End of the road for Dubai Bank as winding up process kicks off

A view of Dubai Bank along Nkurumah road in Mombasa. The bank will now be liquidated as recommended by the regulator.

NAIROBI: It is end of the road for Dubai Bank after the Central Bank of Kenya (CBK) approved its liquidation.

The regulator said yesterday that the decision to order the bank’s assets liquidated, follows recommendations from the Kenya Deposit Insurance Corporation (KDIC), which was appointed receiver manager mid this month.

The bank was recommended for liquidation by its receiver managers, Kenya Deposit Insurance Corporation (KDIC), setting the stage for its dissolution.

A fortnight ago, CBK placed Dubai Bank under receivership after it breached the cash reserve ratio for the last one month and failed to honour its financial obligations.

“On August 24, 2015, KDIC submitted a report to CBK recommending that Dubai Bank Kenya Limited be liquidated,” the CBK statement released on Monday reads in part. The winding up process means that the bank cannot be rescued.

“The recommendation was based on a review of Dubai Bank Kenya Limited by KDIC. The KDIC report indicates that considering the magnitude of weaknesses at Dubai Bank, liquidation is the only feasible option,” the CBK said.

Liquidation is the process where assets of a collapsed company are sold and the proceeds paid to creditors. What is left is then shared among shareholders.

The winding up is set to put a dark spot on the banking industry and raise questions on why the CBK did not see this coming and take corrective steps to protect investors before things got worse.

The liquidation now marks the end of an era of a lender that has in the past three years been in the news on allegations of failing to pay its debtors and crediting the accounts of its clients for payments made. While placing the bank in receivership, CBK said that it has considered Dubai Bank’s violations of banking laws and regulations, including failure to maintain adequate capital and liquidity ratios, as well as provisions for non-performing loans and weak corporate governance structures, which were detrimental to the interests of its customers.

Trouble in the bank became public when the lender’s Chairman and principal shareholder, Mr Hassan Zubeidi, fired the banks managing director, Ms Nereah Said.

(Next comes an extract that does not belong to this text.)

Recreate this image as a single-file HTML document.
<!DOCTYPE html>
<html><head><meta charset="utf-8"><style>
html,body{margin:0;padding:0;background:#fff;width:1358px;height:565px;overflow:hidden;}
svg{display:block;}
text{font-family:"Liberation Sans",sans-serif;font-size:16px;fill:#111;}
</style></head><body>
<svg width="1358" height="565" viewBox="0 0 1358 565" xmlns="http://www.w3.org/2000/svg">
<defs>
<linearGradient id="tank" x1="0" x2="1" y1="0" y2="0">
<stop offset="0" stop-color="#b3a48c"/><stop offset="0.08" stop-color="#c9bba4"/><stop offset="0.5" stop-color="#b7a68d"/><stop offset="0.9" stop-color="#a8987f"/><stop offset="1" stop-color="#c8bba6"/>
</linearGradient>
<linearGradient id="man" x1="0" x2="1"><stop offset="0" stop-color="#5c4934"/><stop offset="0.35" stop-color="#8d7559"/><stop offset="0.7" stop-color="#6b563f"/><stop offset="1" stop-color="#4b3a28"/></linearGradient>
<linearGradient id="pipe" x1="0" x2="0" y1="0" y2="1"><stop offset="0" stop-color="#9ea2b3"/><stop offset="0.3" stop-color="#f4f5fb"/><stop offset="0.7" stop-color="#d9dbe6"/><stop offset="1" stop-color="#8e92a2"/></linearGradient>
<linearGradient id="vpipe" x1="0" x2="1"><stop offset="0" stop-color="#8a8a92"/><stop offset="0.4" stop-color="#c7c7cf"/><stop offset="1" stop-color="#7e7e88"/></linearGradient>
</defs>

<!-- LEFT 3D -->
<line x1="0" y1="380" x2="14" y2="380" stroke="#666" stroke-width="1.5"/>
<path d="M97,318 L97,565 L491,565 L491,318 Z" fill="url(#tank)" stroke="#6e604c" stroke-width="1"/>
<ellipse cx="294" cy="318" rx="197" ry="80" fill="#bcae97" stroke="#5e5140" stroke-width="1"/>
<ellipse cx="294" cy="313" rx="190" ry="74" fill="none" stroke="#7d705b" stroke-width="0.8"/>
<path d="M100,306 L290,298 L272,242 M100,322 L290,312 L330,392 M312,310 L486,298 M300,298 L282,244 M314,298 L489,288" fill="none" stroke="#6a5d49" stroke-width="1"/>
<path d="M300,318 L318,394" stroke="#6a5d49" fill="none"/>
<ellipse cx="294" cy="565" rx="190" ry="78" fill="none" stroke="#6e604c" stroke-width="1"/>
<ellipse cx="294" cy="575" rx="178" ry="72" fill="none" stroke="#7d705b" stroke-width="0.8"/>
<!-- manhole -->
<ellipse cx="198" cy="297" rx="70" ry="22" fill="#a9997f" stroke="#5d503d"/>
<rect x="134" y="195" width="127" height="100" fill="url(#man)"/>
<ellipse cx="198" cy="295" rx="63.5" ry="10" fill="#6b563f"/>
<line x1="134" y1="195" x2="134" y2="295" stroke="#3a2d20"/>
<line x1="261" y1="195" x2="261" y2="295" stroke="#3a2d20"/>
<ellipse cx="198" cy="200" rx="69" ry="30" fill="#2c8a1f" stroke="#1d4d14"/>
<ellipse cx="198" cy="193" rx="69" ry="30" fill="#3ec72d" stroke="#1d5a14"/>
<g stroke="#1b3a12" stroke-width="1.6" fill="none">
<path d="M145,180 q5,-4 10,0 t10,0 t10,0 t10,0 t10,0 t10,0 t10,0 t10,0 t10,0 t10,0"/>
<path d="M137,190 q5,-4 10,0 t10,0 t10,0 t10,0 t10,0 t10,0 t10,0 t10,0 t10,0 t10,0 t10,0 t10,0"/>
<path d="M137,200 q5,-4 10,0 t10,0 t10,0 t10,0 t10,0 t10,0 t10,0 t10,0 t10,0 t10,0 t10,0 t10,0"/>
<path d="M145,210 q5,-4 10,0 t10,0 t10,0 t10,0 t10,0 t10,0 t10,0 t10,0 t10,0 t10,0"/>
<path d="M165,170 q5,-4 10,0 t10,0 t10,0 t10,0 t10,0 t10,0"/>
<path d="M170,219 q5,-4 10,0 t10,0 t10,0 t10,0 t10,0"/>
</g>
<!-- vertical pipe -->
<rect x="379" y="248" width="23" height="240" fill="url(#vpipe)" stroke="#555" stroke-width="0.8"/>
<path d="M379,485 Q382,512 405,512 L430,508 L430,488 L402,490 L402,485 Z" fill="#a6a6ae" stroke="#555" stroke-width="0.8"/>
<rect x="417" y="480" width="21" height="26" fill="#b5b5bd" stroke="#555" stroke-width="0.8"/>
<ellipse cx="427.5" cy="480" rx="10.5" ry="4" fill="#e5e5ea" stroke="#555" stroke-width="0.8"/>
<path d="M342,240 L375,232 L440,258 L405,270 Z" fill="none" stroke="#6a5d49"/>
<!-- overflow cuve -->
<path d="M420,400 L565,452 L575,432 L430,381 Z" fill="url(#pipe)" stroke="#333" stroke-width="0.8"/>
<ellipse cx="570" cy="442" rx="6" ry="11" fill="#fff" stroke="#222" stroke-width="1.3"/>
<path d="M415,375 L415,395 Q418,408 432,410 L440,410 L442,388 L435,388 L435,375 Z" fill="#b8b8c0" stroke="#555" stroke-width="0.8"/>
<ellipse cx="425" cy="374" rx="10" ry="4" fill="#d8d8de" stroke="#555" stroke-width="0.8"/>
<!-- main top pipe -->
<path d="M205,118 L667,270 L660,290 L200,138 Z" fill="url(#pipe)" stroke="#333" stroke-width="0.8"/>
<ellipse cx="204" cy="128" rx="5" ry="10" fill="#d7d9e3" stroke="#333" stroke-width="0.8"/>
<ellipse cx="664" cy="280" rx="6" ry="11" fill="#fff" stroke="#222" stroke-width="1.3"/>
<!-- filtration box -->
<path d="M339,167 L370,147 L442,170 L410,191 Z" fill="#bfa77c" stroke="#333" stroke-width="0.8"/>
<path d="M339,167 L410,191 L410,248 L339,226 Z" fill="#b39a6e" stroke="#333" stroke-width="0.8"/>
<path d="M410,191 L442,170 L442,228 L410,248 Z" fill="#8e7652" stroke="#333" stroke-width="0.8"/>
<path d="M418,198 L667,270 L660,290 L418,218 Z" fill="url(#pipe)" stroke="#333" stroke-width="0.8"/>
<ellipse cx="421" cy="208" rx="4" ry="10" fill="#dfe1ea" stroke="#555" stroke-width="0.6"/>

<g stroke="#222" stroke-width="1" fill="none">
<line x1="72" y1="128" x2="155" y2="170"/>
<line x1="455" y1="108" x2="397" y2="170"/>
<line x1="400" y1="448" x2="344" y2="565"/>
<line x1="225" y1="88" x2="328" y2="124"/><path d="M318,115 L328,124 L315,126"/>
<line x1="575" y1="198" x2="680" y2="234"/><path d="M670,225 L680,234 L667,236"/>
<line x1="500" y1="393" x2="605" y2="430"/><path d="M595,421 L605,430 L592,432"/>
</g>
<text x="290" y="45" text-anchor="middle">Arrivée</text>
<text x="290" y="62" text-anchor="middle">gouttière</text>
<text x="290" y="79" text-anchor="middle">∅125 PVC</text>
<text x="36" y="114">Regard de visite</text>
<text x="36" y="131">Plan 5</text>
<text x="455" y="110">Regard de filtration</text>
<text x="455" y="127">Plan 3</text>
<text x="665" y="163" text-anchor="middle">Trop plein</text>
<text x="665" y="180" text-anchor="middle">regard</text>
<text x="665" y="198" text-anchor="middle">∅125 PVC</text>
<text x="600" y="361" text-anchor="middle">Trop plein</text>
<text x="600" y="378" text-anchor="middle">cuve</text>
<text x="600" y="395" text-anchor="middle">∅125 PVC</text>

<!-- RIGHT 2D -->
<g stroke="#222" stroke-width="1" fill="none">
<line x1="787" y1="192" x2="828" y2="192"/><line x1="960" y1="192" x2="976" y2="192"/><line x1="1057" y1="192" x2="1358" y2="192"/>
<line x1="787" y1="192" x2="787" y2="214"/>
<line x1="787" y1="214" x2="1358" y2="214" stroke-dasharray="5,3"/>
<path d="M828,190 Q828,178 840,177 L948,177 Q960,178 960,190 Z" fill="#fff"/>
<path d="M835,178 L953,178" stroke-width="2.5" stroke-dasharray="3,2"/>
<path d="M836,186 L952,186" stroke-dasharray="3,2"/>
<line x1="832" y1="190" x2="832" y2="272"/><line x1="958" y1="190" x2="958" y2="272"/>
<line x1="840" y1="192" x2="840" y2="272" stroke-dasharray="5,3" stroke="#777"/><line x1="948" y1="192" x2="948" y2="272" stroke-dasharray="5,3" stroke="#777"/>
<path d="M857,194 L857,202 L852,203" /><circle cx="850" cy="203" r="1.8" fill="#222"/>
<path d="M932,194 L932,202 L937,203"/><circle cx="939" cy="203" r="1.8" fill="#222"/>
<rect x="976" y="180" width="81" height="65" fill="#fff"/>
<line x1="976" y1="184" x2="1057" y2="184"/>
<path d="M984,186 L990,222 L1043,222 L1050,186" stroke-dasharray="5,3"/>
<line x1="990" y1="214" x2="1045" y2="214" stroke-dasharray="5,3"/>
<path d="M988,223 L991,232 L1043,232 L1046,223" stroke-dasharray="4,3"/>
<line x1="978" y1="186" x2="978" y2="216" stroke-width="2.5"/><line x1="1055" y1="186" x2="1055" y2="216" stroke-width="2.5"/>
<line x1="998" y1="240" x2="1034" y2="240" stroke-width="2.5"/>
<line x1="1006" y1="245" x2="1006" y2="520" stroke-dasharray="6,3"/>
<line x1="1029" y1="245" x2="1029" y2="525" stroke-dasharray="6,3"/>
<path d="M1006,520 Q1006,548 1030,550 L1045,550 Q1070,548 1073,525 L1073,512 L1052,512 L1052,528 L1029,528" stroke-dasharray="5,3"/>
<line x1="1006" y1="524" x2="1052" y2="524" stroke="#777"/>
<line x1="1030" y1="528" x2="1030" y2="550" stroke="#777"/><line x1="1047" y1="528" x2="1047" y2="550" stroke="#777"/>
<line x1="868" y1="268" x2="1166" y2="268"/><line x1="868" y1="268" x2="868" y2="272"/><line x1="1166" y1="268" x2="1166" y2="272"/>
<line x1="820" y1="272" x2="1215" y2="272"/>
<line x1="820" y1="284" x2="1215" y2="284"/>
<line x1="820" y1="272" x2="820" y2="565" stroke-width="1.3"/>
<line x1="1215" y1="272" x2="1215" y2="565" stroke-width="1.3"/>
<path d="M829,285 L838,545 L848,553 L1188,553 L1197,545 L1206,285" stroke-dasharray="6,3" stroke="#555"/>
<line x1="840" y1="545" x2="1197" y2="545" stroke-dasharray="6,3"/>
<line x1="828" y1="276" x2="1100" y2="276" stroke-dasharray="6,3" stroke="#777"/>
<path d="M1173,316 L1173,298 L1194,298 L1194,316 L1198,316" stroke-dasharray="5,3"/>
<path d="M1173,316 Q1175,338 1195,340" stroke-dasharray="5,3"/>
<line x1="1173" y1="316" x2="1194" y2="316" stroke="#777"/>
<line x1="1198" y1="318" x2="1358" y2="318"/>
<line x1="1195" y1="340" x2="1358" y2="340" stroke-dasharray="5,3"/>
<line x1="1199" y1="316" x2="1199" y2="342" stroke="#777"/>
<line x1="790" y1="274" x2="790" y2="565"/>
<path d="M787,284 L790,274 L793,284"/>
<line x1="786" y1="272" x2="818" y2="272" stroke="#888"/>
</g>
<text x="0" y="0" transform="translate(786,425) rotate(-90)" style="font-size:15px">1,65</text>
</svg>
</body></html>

She later hit back and accused him of abetting fraud and theft of clients’ funds at the bank.

It was not until August 14, that CBK decided to take  decisive action on the bank when it appointed the KDIC as receiver manager.

CBK says this was done in the interest of the bank’s depositors, creditors and members of the public.

KDIC is expected to release information on the liquidation process of Dubai Bank Kenya and when it expects to release payments to the bank’s depositors.

Mr Aggrey Bett, acting Chief Executive Officer of the KDIC said yesterday, that all insured deposits shall be paid by KDIC up to a maximum of Sh100,000 per depositor.

“Any balances above this amount shall equitably be paid as and when the liquidator accumulates enough funds from sale of assets of the collapsed bank and recoveries from outstanding loans and debts,” Mr Bett said in a statement.

KDIC is in control of the assets, liabilities, business and affairs of Dubai Bank.

“All powers of Dubai Bank and of its directors under the constituent documents exercisable by the bank or its directors under any law are now vested on KDIC and the receiver manager,” the corporation said. KDIC says it has declared a moratorium on business that shall apply equally and without discrimination to all stakeholders of Dubai Bank during the receivership period.

Normal operations of the bank have also been suspended except for collection of loan re-payments and any other payments made to the bank. Debtors are therefore encouraged to continue servicing their obligations.

The corporation said it is keeping all the bank’s four branches open for such transactions for two weeks. KDIC expects to finalise the assessment of Dubai Bank and take a decision by end month.